BAKU – NASA is preparing to launch the first crew of astronauts toward the moon in over 53 years with its second Artemis mission, a critical test flight in humanity’s broader lunar goals as the U.S. races to reassert leadership in space faced with growing competition from China, Reuters reported. Three U.S. and one Canadian astronaut ?are due for liftoff aboard NASA’s Orion capsule and Space Launch System rocket on Wednesday for a 10-day test mission swinging around the moon and back, a winding journey taking them deeper into space than humans have ever gone before. The mission is the first crewed test flight in NASA’s Artemis program, the flagship U.S. effort to begin regular flights to the moon, at an estimated cost of at least $93 billion since 2012. Not since Apollo 17 in 1972 have humans touched down on the moon’s surface, a tricky feat NASA aims to repeat in 2028 at the rugged lunar south pole. The U.S. is the only country to have put humans on another celestial body with its six lunar landings of the Apollo program, driven by competition with the former Soviet Union.

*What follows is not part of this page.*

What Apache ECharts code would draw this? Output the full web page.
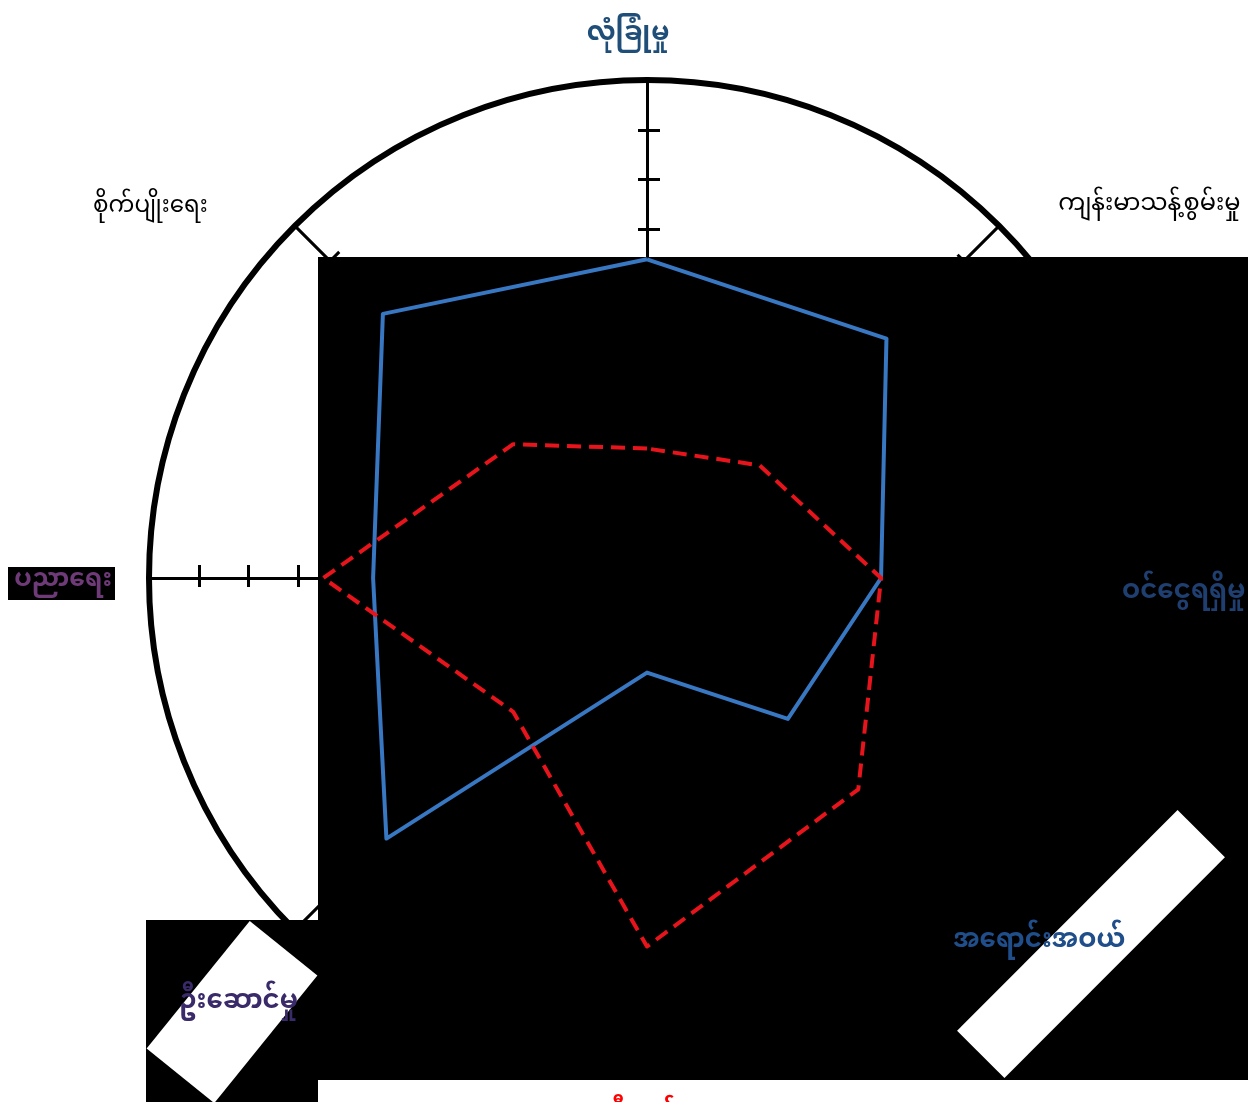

U.S. officials have more recently focused on China, a formidable technological rival that has made steady progress in its ?own moon program in recent years with a string of robotic lunar landings and a 2030 goal to put its own crew on the surface. NASA astronaut Christina Koch, Artemis II mission specialist, on Sunday said the moon is a “witness plate” to the solar system’s formation, and a stepping stone to Mars, “where we might have the most likelihood of finding evidence of past life.” “Many, many countries have recognized the value that there is in exploring further into the solar system, to the moon and on to Mars,” she told reporters. “They recognize that not only can we gain all these extremely tangible benefits, but that we have the opportunity to answer the question that could be the question of our lifetime, which is, are we alone?” “Answering that question starts at the moon,” she said. “The question is not should we go, but should we lead, or should we follow?” Through a series of increasingly advanced Artemis missions extending into the next decade, the U.S. aims to set precedent for how others will operate and coexist on the moon’s surface, where someday countries and companies can exploit rocky lunar resources and practice for much more difficult missions to Mars.